**TO DO:**
Out of the lines below, please list those that hold the string "this".

**RECORDS SUPPLIED:**
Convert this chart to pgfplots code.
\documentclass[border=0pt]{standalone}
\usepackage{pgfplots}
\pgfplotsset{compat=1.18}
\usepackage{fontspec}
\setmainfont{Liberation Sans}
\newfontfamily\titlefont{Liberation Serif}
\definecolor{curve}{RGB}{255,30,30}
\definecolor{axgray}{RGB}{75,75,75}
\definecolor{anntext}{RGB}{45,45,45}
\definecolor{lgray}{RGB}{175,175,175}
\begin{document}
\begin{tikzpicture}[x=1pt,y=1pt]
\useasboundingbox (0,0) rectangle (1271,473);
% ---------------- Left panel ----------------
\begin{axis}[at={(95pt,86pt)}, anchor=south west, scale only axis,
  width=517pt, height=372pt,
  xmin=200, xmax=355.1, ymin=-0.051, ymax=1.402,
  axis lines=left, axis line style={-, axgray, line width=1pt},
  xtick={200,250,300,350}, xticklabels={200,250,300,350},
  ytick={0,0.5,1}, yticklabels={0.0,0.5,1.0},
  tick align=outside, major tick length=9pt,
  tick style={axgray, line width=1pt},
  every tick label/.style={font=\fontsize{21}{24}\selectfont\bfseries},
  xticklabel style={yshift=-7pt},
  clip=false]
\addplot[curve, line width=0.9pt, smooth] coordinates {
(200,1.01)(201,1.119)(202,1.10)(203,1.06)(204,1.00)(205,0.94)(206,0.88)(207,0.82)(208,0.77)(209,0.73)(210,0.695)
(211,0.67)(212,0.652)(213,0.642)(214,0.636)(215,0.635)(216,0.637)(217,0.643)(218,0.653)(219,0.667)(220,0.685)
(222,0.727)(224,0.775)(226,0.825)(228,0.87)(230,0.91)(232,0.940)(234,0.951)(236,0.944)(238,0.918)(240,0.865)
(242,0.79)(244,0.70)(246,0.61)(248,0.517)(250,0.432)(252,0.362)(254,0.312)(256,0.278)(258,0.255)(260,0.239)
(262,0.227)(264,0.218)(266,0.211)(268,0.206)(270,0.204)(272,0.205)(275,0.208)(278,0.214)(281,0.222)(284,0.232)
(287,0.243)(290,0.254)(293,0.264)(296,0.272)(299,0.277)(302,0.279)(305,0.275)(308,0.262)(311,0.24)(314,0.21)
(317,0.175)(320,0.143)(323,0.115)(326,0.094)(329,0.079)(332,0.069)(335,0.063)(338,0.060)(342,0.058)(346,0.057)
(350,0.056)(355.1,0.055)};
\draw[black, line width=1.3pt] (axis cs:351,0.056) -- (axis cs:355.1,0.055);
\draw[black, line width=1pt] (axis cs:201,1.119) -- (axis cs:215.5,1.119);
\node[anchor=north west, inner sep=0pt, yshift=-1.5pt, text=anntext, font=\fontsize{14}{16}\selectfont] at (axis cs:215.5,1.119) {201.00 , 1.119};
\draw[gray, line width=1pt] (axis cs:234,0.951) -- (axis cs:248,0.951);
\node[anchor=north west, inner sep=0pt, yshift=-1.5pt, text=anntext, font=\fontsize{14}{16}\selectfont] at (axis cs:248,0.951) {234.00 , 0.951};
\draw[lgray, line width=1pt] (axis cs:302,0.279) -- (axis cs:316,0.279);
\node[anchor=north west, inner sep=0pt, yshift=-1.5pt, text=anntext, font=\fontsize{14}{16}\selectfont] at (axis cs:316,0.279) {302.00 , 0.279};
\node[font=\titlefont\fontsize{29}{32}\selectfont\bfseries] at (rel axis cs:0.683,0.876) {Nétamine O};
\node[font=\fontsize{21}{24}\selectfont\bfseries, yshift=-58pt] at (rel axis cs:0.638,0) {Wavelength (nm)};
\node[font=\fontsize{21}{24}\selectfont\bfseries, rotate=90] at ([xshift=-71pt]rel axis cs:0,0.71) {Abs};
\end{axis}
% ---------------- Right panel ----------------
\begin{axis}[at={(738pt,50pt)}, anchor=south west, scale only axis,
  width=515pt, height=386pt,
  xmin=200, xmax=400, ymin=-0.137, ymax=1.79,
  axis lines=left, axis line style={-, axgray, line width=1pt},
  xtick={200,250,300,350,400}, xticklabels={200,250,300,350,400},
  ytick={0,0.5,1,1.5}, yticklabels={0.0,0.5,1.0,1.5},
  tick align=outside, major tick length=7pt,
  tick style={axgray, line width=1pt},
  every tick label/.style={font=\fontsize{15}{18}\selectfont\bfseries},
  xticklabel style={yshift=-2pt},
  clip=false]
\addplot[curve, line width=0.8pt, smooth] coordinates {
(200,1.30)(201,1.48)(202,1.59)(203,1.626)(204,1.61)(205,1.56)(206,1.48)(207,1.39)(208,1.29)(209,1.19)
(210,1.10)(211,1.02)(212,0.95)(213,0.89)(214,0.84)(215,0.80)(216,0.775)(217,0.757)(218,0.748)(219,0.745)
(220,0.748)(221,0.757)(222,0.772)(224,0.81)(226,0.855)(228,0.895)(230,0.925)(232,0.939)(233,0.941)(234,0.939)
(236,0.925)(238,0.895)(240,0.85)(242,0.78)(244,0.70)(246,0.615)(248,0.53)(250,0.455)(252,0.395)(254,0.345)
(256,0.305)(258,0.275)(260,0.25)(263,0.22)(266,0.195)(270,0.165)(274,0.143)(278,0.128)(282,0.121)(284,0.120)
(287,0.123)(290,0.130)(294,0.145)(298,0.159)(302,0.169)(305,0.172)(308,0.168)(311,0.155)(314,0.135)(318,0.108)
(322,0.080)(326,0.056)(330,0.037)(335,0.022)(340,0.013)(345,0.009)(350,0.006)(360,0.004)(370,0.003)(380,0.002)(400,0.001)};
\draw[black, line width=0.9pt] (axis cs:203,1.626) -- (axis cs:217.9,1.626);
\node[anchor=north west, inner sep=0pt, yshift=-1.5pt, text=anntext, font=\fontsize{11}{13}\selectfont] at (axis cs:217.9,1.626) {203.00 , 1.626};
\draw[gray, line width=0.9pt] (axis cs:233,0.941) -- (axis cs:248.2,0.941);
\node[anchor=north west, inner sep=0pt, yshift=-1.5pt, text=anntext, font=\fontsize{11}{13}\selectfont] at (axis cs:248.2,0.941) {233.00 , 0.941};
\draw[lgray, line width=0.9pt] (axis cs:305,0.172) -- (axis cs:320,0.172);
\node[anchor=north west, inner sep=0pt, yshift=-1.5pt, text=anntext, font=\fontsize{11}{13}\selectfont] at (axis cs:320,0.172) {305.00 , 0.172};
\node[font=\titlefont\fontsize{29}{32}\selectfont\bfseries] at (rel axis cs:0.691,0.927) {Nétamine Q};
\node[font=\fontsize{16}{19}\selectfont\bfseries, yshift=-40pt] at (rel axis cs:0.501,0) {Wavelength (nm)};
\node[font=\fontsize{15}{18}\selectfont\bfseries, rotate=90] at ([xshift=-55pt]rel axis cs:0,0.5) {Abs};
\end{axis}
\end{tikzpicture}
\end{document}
...
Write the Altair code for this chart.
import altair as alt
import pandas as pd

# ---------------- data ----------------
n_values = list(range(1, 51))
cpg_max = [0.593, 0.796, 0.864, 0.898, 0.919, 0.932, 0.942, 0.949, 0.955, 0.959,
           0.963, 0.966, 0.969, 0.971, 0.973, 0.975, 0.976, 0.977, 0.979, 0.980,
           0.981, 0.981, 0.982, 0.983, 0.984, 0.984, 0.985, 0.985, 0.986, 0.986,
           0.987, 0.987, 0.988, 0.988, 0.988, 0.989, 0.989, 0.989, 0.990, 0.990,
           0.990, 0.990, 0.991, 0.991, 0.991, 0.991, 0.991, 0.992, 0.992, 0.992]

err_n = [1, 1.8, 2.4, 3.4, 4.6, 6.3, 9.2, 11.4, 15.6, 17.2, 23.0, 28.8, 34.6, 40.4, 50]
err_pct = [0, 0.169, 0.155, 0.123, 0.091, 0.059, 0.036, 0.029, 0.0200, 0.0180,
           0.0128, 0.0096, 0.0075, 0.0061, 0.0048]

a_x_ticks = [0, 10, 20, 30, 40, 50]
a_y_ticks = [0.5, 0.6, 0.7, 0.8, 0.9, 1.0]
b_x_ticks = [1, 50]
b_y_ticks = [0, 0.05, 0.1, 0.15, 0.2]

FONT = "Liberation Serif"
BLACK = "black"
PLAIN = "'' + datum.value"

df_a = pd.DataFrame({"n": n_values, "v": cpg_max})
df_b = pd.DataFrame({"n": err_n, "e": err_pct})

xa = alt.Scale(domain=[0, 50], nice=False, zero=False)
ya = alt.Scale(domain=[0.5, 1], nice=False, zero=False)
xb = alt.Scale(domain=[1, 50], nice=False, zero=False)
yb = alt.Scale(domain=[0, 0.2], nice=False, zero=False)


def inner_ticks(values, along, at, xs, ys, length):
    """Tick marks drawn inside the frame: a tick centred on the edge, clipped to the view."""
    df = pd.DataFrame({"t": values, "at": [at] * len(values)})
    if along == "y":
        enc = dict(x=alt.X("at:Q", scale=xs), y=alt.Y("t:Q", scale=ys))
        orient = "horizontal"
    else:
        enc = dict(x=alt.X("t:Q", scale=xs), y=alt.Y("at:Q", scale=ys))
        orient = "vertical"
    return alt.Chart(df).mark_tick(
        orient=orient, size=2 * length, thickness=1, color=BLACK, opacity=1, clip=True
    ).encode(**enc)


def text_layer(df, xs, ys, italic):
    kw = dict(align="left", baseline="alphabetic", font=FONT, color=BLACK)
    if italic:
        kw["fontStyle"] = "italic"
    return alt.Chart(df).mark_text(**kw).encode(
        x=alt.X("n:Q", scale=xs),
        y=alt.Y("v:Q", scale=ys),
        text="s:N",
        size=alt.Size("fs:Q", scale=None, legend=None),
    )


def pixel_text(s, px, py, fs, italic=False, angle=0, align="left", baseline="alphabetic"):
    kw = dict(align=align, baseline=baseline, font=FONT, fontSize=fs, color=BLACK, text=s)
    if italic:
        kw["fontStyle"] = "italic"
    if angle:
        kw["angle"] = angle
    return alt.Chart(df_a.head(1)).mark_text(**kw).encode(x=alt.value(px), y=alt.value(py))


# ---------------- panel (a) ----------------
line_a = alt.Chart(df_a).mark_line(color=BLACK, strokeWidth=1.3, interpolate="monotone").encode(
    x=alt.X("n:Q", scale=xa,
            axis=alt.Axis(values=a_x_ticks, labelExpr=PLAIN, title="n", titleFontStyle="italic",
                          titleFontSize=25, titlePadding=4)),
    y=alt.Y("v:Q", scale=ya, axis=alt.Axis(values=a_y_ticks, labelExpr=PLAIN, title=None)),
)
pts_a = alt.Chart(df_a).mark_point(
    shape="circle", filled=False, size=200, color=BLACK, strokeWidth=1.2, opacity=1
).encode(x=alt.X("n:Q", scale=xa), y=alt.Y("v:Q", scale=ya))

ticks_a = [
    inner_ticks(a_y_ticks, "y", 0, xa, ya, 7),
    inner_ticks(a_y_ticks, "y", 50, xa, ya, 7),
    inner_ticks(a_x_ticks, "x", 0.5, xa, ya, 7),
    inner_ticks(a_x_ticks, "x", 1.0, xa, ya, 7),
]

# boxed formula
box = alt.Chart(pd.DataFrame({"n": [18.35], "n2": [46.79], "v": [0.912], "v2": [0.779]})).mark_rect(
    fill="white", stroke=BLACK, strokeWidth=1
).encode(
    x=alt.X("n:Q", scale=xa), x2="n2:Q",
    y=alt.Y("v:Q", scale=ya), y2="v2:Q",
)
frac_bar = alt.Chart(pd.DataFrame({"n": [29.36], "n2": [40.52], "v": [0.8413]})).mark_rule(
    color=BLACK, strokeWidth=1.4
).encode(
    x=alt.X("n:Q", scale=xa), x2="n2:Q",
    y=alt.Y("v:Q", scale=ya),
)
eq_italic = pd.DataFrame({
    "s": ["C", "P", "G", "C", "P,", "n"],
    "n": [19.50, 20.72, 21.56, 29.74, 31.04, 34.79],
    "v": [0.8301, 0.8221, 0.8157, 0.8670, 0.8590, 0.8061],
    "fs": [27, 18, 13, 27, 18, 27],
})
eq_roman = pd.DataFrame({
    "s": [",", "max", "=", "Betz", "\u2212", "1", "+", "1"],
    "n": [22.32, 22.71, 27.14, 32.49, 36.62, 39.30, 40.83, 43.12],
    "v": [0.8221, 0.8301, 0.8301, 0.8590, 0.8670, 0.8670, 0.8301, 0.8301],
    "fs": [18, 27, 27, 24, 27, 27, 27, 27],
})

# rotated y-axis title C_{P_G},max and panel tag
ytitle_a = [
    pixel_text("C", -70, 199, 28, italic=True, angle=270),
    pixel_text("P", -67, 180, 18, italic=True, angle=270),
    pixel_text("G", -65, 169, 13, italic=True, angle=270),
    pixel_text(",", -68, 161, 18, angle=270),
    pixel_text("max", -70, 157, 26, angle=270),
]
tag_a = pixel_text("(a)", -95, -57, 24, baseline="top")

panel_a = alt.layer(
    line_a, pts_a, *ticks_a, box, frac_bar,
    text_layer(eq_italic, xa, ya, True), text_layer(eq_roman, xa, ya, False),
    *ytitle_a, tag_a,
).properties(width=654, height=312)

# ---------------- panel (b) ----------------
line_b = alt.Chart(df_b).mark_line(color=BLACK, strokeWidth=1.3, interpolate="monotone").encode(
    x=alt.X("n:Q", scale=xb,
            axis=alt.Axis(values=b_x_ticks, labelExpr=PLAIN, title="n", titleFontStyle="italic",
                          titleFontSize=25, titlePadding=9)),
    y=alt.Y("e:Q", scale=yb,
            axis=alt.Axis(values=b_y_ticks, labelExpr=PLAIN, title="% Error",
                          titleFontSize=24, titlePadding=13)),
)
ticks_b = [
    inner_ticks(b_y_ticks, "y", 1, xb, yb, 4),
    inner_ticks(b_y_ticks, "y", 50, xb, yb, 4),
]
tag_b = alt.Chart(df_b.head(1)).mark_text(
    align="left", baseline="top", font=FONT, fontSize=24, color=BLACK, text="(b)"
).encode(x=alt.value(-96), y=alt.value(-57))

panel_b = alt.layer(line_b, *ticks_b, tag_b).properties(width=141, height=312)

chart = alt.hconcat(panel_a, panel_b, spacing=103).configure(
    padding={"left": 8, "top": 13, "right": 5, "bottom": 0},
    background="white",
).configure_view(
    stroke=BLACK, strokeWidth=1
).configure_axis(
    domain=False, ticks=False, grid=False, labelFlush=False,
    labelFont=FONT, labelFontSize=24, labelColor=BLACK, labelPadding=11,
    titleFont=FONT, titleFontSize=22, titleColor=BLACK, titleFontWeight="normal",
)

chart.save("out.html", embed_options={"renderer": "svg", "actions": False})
==
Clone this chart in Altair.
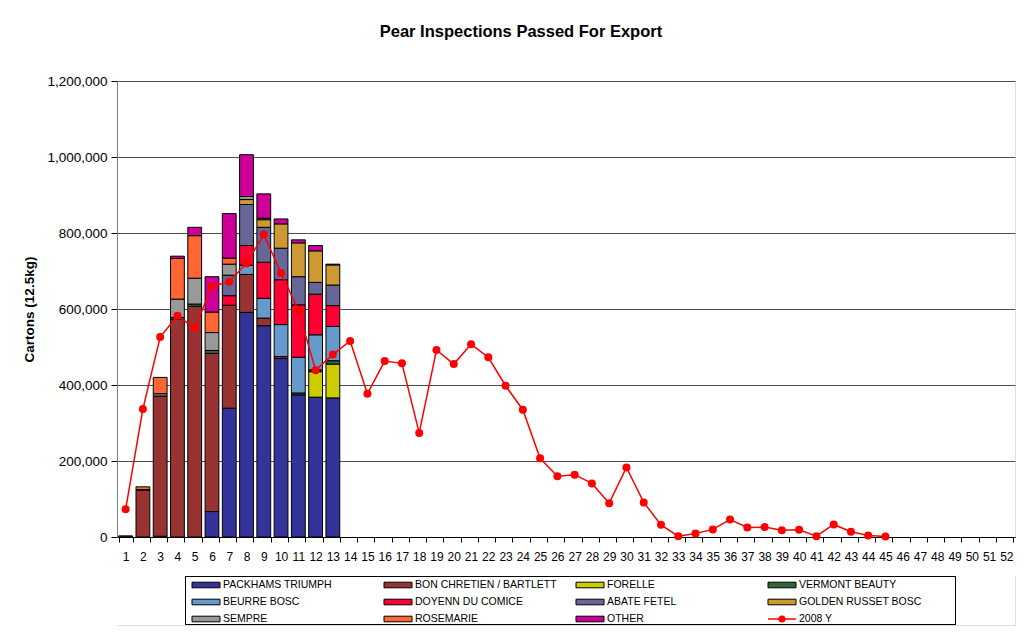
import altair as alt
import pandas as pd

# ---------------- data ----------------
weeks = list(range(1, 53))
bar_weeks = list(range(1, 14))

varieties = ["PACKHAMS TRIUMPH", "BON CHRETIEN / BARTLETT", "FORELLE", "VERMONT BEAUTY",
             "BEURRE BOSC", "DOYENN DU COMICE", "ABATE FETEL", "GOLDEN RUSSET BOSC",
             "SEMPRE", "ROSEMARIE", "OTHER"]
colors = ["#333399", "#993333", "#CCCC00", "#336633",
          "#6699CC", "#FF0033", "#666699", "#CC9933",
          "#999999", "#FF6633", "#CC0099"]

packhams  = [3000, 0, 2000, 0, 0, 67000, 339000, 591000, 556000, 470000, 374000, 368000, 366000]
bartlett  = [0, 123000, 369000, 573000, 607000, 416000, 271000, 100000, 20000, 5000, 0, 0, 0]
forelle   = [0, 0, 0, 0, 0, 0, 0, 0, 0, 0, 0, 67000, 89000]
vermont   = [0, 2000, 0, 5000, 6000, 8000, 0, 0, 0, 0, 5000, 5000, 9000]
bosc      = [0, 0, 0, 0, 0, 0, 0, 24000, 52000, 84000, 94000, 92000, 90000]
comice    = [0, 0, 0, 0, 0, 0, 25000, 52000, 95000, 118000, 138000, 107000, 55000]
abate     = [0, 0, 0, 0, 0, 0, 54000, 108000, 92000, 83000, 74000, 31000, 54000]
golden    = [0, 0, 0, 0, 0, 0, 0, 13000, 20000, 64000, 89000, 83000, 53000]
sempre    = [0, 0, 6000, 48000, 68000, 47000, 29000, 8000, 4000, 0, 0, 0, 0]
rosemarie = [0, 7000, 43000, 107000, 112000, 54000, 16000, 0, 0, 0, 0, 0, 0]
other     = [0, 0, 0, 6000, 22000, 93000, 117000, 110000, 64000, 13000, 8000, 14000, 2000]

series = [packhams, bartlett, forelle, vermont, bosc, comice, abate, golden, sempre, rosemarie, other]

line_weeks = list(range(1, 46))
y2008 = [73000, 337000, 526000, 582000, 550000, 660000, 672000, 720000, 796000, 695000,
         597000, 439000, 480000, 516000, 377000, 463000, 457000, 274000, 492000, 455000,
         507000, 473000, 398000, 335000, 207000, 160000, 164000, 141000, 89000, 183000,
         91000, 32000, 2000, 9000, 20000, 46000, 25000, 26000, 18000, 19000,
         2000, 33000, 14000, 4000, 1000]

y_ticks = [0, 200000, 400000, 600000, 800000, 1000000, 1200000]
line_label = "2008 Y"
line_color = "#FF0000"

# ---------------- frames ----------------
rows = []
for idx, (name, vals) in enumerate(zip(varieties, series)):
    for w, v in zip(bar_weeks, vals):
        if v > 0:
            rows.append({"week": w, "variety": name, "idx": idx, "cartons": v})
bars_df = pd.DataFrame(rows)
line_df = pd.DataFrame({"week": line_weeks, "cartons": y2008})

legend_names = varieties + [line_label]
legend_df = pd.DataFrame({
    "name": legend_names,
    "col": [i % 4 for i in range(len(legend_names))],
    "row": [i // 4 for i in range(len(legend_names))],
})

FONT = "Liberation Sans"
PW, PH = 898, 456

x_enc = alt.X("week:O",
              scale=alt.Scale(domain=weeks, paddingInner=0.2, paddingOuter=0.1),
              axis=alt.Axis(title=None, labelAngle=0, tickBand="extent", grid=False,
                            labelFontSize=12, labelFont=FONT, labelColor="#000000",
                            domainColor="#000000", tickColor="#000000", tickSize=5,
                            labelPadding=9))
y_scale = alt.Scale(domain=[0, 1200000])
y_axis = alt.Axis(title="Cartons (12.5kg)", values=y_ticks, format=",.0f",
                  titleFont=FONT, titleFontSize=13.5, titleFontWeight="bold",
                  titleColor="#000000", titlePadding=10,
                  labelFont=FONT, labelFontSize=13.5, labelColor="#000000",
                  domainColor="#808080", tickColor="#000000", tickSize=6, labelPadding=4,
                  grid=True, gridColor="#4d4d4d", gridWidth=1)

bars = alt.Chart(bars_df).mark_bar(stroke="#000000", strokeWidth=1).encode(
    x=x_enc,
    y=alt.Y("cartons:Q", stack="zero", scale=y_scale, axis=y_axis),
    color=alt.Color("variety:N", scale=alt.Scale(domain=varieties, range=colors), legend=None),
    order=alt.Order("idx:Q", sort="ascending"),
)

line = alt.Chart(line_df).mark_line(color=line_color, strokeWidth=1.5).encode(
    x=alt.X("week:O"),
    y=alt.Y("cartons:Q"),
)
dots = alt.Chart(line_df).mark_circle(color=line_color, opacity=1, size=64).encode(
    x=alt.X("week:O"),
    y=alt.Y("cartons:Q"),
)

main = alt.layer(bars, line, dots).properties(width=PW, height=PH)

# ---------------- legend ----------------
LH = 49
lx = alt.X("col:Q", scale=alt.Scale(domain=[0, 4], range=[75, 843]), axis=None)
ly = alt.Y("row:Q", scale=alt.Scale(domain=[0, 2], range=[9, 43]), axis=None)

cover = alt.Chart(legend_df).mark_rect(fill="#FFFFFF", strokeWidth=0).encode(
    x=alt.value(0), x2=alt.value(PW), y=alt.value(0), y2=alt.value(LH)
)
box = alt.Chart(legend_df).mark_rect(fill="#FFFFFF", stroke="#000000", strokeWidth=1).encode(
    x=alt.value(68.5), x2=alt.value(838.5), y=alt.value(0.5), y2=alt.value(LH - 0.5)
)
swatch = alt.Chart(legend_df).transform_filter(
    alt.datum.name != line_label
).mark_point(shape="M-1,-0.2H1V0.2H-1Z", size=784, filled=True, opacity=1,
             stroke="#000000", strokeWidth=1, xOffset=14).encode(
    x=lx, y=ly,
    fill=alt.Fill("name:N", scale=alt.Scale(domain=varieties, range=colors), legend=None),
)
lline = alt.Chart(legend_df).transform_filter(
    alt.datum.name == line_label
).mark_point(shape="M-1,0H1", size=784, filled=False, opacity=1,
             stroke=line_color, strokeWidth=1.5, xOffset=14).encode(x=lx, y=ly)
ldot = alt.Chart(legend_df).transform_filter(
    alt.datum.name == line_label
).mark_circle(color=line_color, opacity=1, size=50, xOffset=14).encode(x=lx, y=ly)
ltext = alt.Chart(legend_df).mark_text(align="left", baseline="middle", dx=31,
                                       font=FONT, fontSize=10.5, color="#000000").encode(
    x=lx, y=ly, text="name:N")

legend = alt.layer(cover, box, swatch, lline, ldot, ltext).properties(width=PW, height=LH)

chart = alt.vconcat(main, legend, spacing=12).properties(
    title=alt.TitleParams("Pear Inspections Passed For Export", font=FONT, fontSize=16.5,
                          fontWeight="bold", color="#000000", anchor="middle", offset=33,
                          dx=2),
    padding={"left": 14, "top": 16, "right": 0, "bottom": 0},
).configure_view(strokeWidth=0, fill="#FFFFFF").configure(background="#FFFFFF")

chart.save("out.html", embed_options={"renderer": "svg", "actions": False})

**FINISHED ANSWER:**
Convert this chart to pgfplots code.
Write the Altair code for this chart.
Clone this chart in Altair.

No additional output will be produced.